Battery life and heat dissipation are primary constraints for laptops performing ML workloads locally. Short, latency-sensitive tasks may consume modest energy yet provide improved responsiveness, while prolonged inference loops can increase average power draw and trigger thermal throttling. Manufacturers and system integrators typically implement power capping and scheduling policies to avoid excessive surface temperatures and maintain acceptable fan noise. For designers and developers, measuring energy per inference and modeling usage scenarios helps predict how a feature will influence perceived battery life under common user patterns.

Thermal headroom often determines sustained throughput. When workloads saturate accelerators or GPUs, a platform may reduce clock speeds to keep junction temperatures within safe limits. This behavior means that peak benchmark numbers can differ from sustained real-world performance. Designers may choose fan curves, heatpipe configurations, or chassis materials to shift this balance, and application developers may implement adaptive workload reduction to maintain consistent responsiveness over longer sessions rather than chasing peak performance for short bursts.

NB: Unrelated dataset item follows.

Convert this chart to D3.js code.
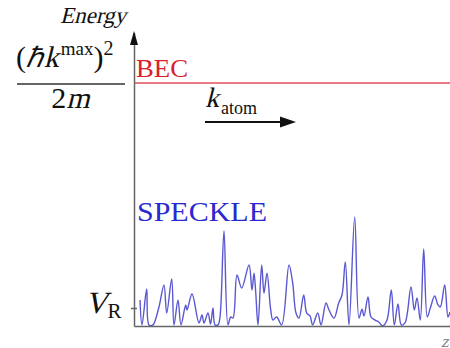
<!DOCTYPE html>
<html>
<head>
<meta charset="utf-8">
<script src="https://cdn.jsdelivr.net/npm/d3@7"></script>
<style>
  body { margin: 0; background: #fff; }
  svg { display: block; }
  text { font-family: "Liberation Serif", "Times New Roman", serif; }
</style>
</head>
<body>
<svg id="chart" width="450" height="348"></svg>
<script>
// speckle potential along z, energy in units of V_R
const zValues = [6, 8, 12.7, 15, 19, 21, 25, 30, 32.7, 37.7, 40, 44, 47, 51.7, 53, 58, 65, 68, 70, 74,
  76.5, 79, 81, 84, 86, 90, 94, 96.7, 99, 103, 107.7, 115, 118, 120, 121.7, 124, 127.7, 130, 133, 136.7,
  139, 142.7, 147.7, 155, 158.7, 162, 165, 169.7, 172.7, 176, 178.7, 183.7, 187, 192, 195, 200, 204.7, 208,
  211.3, 215, 220.7, 225, 228, 230, 234, 237, 241, 244.7, 248.7, 253, 257.3, 260.3, 264, 267.3, 271, 277,
  280.3, 283, 286.3, 289.7, 293.3, 296.3, 300.7, 304, 306.3, 310.7, 314, 316];
const speckleEnergy = [1.44, 0.06, 2.06, 0.06, 0.06, 0.28, 1.06, 2.28, 0.72, 2.61, 0.06, 1.44, 0.06, 1.17, 0.89, 1.78, 0.17, 0.61, 0.17, 0.72,
  0.11, 1.0, 0.06, 0.06, 0.5, 5.28, 0.06, 0.5, 0.44, 2.83, 2.11, 3.39, 2.0, 2.94, 1.89, 0.06, 3.39, 1.83, 2.94, 0.89,
  0.33, 0.5, 0.06, 3.39, 2.39, 0.72, 0.44, 1.72, 0.72, 0.56, 0.06, 0.72, 0.06, 1.28, 0.89, 0.44, 1.28, 1.72,
  3.56, 0.06, 6.06, 0.44, 0.94, 0.56, 1.61, 0.5, 0.33, 0.22, 0, 0.33, 2.0, 0.06, 1.22, 0.06, 0.17, 2.17,
  0.89, 1.56, 0.33, 4.28, 0.5, 1.0, 1.67, 1.17, 1.06, 2.28, 0.5, 0.78];
const vR = 1;          // tick on the energy axis
const becLevel = 13.5; // (hbar k_max)^2 / 2m

const svg = d3.select("#chart");
const x = d3.scaleLinear().domain([0, 316]).range([134, 450]);
const y = d3.scaleLinear().domain([0, becLevel]).range([326, 83]);

// lays out runs of text side by side; italic runs are slanted regular serif glyphs
function mathText(x0, y0, runs, anchor, fill) {
  const g = svg.append("g");
  let cx = 0;
  runs.forEach(r => {
    const t = g.append("text")
      .attr("font-size", r.size)
      .attr("fill", fill || "#111")
      .attr("transform", `translate(${cx + (r.dx || 0)},${r.dy || 0})` + (r.it ? " skewX(-14)" : ""))
      .text(r.t);
    cx += (r.dx || 0) + t.node().getComputedTextLength() + (r.it ? 1 : 0);
  });
  const shift = anchor === "middle" ? -cx / 2 : anchor === "end" ? -cx : 0;
  g.attr("transform", `translate(${x0 + shift},${y0})`);
  return g;
}

// keep the smoothed curve above the z axis
svg.append("clipPath").attr("id", "plot")
  .append("rect").attr("x", x(0)).attr("y", 0).attr("width", 450 - x(0)).attr("height", y(0));

// BEC energy level
svg.append("line")
  .attr("x1", x(0)).attr("x2", x(316))
  .attr("y1", y(becLevel)).attr("y2", y(becLevel))
  .attr("stroke", "#e0505c").attr("stroke-width", 1.6);

// speckle potential
const line = d3.line()
  .x((d, i) => x(zValues[i]))
  .y(d => y(d))
  .curve(d3.curveCatmullRom.alpha(0.5));
svg.append("path")
  .datum(speckleEnergy)
  .attr("clip-path", "url(#plot)")
  .attr("d", line)
  .attr("fill", "none")
  .attr("stroke", "#5a58d0")
  .attr("stroke-width", 1.4);

// axes
svg.append("g")
  .attr("transform", `translate(0,${y(0)})`)
  .call(d3.axisBottom(x).tickValues([]).tickSizeOuter(0));
const yAxis = svg.append("g")
  .attr("transform", `translate(${x(0)},0)`)
  .call(d3.axisLeft(d3.scaleLinear().domain([0, 16.3]).range([y(0), y(0) - 16.3 * 18]))
    .tickValues([vR]).tickSizeInner(3).tickSizeOuter(0).tickFormat(""));
yAxis.selectAll(".tick line").attr("x1", 3);
svg.selectAll(".domain, .tick line").attr("stroke", "#666").attr("stroke-width", 1.5);

// arrowhead on the energy axis
svg.append("path")
  .attr("d", `M${x(0)},31 L${x(0) - 4},45 L${x(0) + 4},45 Z`)
  .attr("fill", "#111");

// labels
mathText(127, 23, [{ t: "Energy", size: 23, it: true }], "end");

mathText(16, 67, [
  { t: "(", size: 30 },
  { t: "ℏ", size: 28, it: true },
  { t: "k", size: 30, it: true },
  { t: "max", size: 19, dy: -12, dx: 1 },
  { t: ")", size: 30 },
  { t: "2", size: 20, dy: -12 }
]);

svg.append("line")
  .attr("x1", 17).attr("x2", 125).attr("y1", 84).attr("y2", 84)
  .attr("stroke", "#333").attr("stroke-width", 1.3);

mathText(71, 108, [{ t: "2", size: 30 }, { t: "m", size: 30, it: true }], "middle");

svg.append("text")
  .attr("x", 136).attr("y", 77)
  .attr("font-size", 25).attr("fill", "#d8202c")
  .attr("textLength", 52).attr("lengthAdjust", "spacingAndGlyphs")
  .text("BEC");

svg.append("text")
  .attr("x", 137).attr("y", 221)
  .attr("font-size", 27).attr("fill", "#2a28d0")
  .attr("textLength", 130).attr("lengthAdjust", "spacingAndGlyphs")
  .text("SPECKLE");

mathText(205, 107, [{ t: "k", size: 28, it: true }, { t: "atom", size: 18, dy: 7, dx: 1 }]);

svg.append("line")
  .attr("x1", 205).attr("x2", 282).attr("y1", 122).attr("y2", 122)
  .attr("stroke", "#111").attr("stroke-width", 2.2);
svg.append("path")
  .attr("d", "M296,122 L280,116.5 L280,127.5 Z")
  .attr("fill", "#111");

mathText(85, 313, [{ t: "V", size: 31, it: true }, { t: "R", size: 21, dy: 5, dx: -1 }]);

mathText(441, 347, [{ t: "z", size: 17, it: true }], "start", "#777");
</script>
</body>
</html>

From the user experience perspective, responsiveness and perceived latency are critical metrics for interactive AI features. Local inference may improve responsiveness for tasks like real-time transcription, gesture recognition, or camera-based assistance. However, the system’s thermal and power management policies can create variability: an interactive task may feel snappy initially and slower during extended use. Communicating expected device behavior transparently and designing adaptive UI patterns that accommodate occasional latency variation are practical considerations when deploying on-device ML features.
As a practical consideration, profiling in realistic conditions—on battery power, with background processes active, and in different ambient temperatures—gives a more accurate picture than idealized lab runs. Teams often include power and temperature logging in test suites to capture these effects. Such measurements can inform decisions about model complexity, scheduling cadence, and acceptable trade-offs between immediate responsiveness and longer-term battery endurance.